2010 – The Estate Tax Oddity

Article in Summary:


  • The Estate and Generation-Skipping Taxes are repealed for 2010.
  • The Gift Tax Exemption stays at $1 million, but the gift tax rate moves down from 45% to the highest income tax rate.
  • The previous step up in basis for noncash assets to the fair market value on the date of death is replaced with a system that utilizes carryover basis.

 

Three! Two! One! Flat-line!!! While greedy beneficiaries of wealthy estates bring in the New Year by pulling the plug on their relatives, the rest of us are scratching our heads trying to understand if the changes ushered in on Jan. 1 will stick, and if so, how does it affect our situation.

When the Senate decided to spend the remainder of 2009 debating health care, the default rules defined under the Economic Growth and Tax Relief Reconciliation Act of 2001 went into effect. According to that bill the following changes would take place in 2010:

  • The Estate and Generation-Skipping Taxes are repealed for 2010.
  • The Gift Tax Exemption stays at $1 million, but the gift tax rate moves down from 45% to the highest income tax rate, which is currently 35%.
  • The previous step up in basis for noncash assets to the fair market value on the date of death is replaced with a system that utilizes carryover basis.

The change that will create the biggest headache for executors of estates in 2010 is the new requirement for carrying over the original cost basis. This new requirement forces people to list a new basis for an asset as an amount equal to the lesser of the basis of the property in the hands of the decedent or its fair market value on the date of death. Even though the change in method for tracking cost basis will be tedious for wealthy individuals, it still won’t affect the majority of decedent estates in 2010. This is because of the level of an additional exemption that is granted to people with built-in gain assets. According to the rules, individuals will receive a $1.3 million-per-person exemption, plus $3 million marital exemption that can be allocated to the built-in gains of the estate. In addition to the allocable exemption amount, decedent estates will also benefit from the ability to carry over losses on a going-forward basis.
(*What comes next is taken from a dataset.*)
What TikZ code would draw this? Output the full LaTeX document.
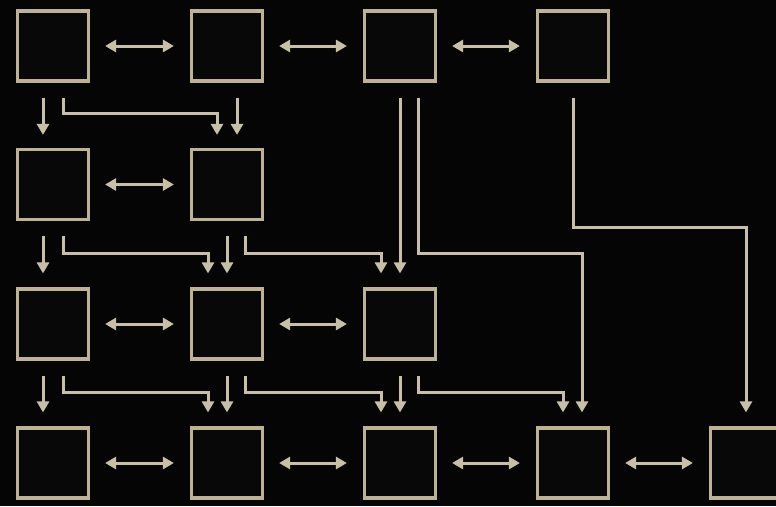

Besides doing a diligent job of tracking the cost basis for your assets, people should review their documents to see how the following issues are handled:

Trust Funding–A lot of trusts use a formula-based on the existence of an estate tax to determine how much of an individual’s assets go into a “credit shelter” trust and a marital trust. Under ordinary circumstances, people’s estate planning documents typically fund the credit shelter portion of their trust, so they are able to soak up the available amount of estate tax exemption, which was $3.5 million in 2009. If there is a surviving spouse, the leftover assets beyond the exemption amount are then used to fund the marital trust, which further shelters the estate from an estate tax via a marital estate tax deduction.

In larger estates, people tend to put more restrictive provisions on the credit shelter assets, because they may want to give assets away to children at the first death or they want to be more restrictive with assets utilizing an individual’s estate and generation-skipping tax exemptions. As a result, it is entirely possible that a surviving spouse could end up on the short end of the stick at the worst possible time.

Power to Allocate Basis–Since the law in effect gives executors the ability to allocate the exemption to increase basis in whatever manner they choose, having documents that reflect this flexibility can give the executor an advantage in lowering the tax bill. For example, the ability to send the low-cost basis property over to a charity and apply the exemption to the remainder or the ability to apply the exemption to real estate that is subject to an ordinary income recapture can help you minimize taxes by efficiently managing the exemption.

Is the 2010 Estate Tax Repeal a Reality?
Before you lawyer up and go down the expensive road of aggressive estate tax planning, you may want to consider the possibility that Congress has the will and ability to retroactively impose the estate tax on decedent estates going back to Jan. 1, 2010. While an aggressive move by Congress retrospectively imposing a “repealed” tax might not be constitutional, a precedent established in the Clinton years regarding a retrospective rate increase on estates back in 1993 eventually made it to the U.S. Supreme Court and the case did rule in favor of the Government. This case along with the temporary nature of the repeal should be enough ammo for the government to make a compelling argument, and if the government decides to go down this path you can be sure that they will be making their case to the bitter end.

Conclusion
Due to the overwhelming Democratic majority in Congress and the fact that we are facing record budget deficits, it is entirely possible that we will have a new law that will go into effect this year. That said, it is hard to say whether the government will want to make the repeal retrospective or focus their fight on estate tax rates going forward. As a result, trying to harness the potential benefits created by the current estate tax vacuum is a gamble that could come back and bite you.